Leveraging the 3000 Rice Genome Data for Computational Design of Polymorphic Markers in a Local Rice Variety Lacking Sequence Data

Abstract

DNA markers can detect DNA sequence variations in the genome, and they are useful for genetic studies, DNA fingerprinting, and genotype-based selection in breeding programs. Rice, as one of the model plants for genetic and genomic studies, has abundant DNA markers stored in various online databases. Selecting markers in rice is not limited by marker availability but rather by their polymorphism in the target population. We developed a computational method to screen millions of single nucleotide polymorphism (SNP) markers listed in IRRI 3000 rice genome database in order to find a subset of markers that are polymorphic in an F2 mapping population created from a cross between a parental line with a known genome sequence and a local Indonesian variety with no genome sequence data. The parental lines were genotyped using an affordable medium-density SNP array. The genotype data was cross-referenced with the rice genome database to perform phylogenetic analysis and identify accessions clusters with the highest genetic similarities to each parental line.
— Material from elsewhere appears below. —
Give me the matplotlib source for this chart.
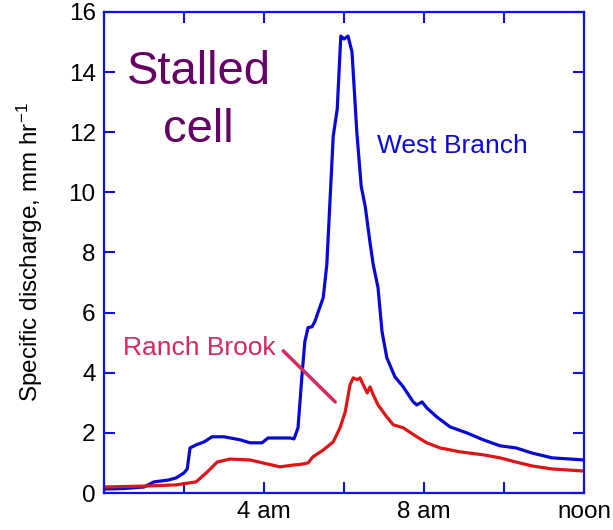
import matplotlib
matplotlib.use("Agg")
import matplotlib.pyplot as plt

plt.rcParams['font.family'] = ['Liberation Sans', 'DejaVu Sans']
plt.rcParams['mathtext.default'] = 'regular'

# West Branch (hours after midnight, mm/hr)
wb_t = [0, 0.5, 1.0, 1.25, 1.6, 1.8, 2.0, 2.08, 2.15, 2.3, 2.5, 2.7, 3.0, 3.4, 3.65,
        3.95, 4.1, 4.3, 4.65, 4.75, 4.85, 4.95, 5.02, 5.1, 5.2, 5.27, 5.48, 5.57, 5.73,
        5.83, 5.92, 6.0, 6.1, 6.2, 6.32, 6.43, 6.53, 6.65, 6.73, 6.85, 6.95, 7.07, 7.27,
        7.48, 7.73, 7.82, 7.95, 8.07, 8.32, 8.65, 9.07, 9.48, 9.9, 10.3, 10.7, 11.2, 12.0]
wb_v = [0.13, 0.15, 0.2, 0.37, 0.43, 0.5, 0.67, 0.8, 1.5, 1.6, 1.7, 1.87, 1.87, 1.77, 1.67,
        1.67, 1.83, 1.83, 1.83, 1.8, 2.17, 3.93, 5.03, 5.5, 5.53, 5.7, 6.5, 7.6, 11.87,
        12.77, 15.2, 15.1, 15.2, 14.67, 12.0, 10.2, 9.53, 8.33, 7.6, 6.83, 5.37, 4.5, 3.87,
        3.53, 3.03, 2.93, 3.03, 2.83, 2.53, 2.2, 2.0, 1.77, 1.57, 1.5, 1.33, 1.17, 1.1]

# Ranch Brook
rb_t = [0, 1.0, 1.8, 2.3, 2.58, 2.83, 3.15, 3.65, 4.07, 4.4, 4.73, 4.9, 5.1, 5.22, 5.48,
        5.73, 5.9, 6.03, 6.15, 6.23, 6.33, 6.4, 6.48, 6.58, 6.65, 6.73, 6.85, 7.07, 7.23,
        7.48, 7.82, 8.07, 8.4, 8.9, 9.48, 9.9, 10.3, 10.7, 11.2, 12.0]
rb_v = [0.2, 0.23, 0.27, 0.37, 0.7, 1.03, 1.13, 1.1, 0.97, 0.87, 0.93, 0.95, 1.0, 1.2, 1.43,
        1.7, 2.17, 2.7, 3.6, 3.83, 3.77, 3.83, 3.6, 3.33, 3.53, 3.27, 2.93, 2.53, 2.27,
        2.17, 1.87, 1.67, 1.5, 1.37, 1.27, 1.17, 1.03, 0.9, 0.8, 0.73]

x_ticks = [0, 2, 4, 6, 8, 10, 12]
x_tick_labels = ['', '', '4 am', '', '8 am', '', 'noon']
y_ticks = [0, 2, 4, 6, 8, 10, 12, 14, 16]

blue_line = '#0808D8'
red_line = '#E01414'
spine_blue = '#1010E8'

fig = plt.figure(figsize=(6.13, 5.30), dpi=100)
ax = fig.add_axes([0.1697, 0.0698, 0.783, 0.9076])

ax.plot(wb_t, wb_v, color=blue_line, lw=2.3, solid_joinstyle='round')
ax.plot(rb_t, rb_v, color=red_line, lw=2.3, solid_joinstyle='round')

ax.set_xlim(0, 12)
ax.set_ylim(0, 16)
ax.set_xticks(x_ticks)
ax.set_xticklabels(x_tick_labels)
ax.set_yticks(y_ticks)

for s in ax.spines.values():
    s.set_color(spine_blue)
    s.set_linewidth(1.6)
ax.tick_params(axis='both', direction='in', length=8, width=1.5, color=spine_blue,
               labelcolor='black', labelsize=17.5, top=True, right=True, pad=6)

ax.set_ylabel('Specific discharge, mm hr$^{-1}$', fontsize=17.5, labelpad=17)

ax.text(2.36, 13.6, 'Stalled', fontsize=34, color='#660066', ha='center', va='baseline')
ax.text(2.36, 11.67, 'cell', fontsize=34, color='#660066', ha='center', va='baseline')
ax.text(8.7, 11.3, 'West Branch', fontsize=19, color='#0A0ADC', ha='center', va='baseline')
ax.text(2.375, 4.6, 'Ranch Brook', fontsize=19, color='#D8285E', ha='center', va='baseline')
ax.annotate('', xy=(5.78, 3.03), xytext=(4.48, 4.73),
            arrowprops=dict(arrowstyle='-', color='#D8285E', lw=2.5, shrinkA=0, shrinkB=0))

fig.savefig('out.png', dpi=100)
The cluster data was then used to identify monomorphic SNP candidates within the cluster but exhibit consistent polymorphism between the two clusters. Using this method, we obtained a SNP marker set for a segment in rice chromosome 8 with 76.19% polymorphism rate, which is much higher than the expected 1.06% polymorphism rate if the SNP markers were chosen randomly. The improved polymorphism rate was also observed when the method was applied to other random chromosome segments and randomly chosen parental candidates.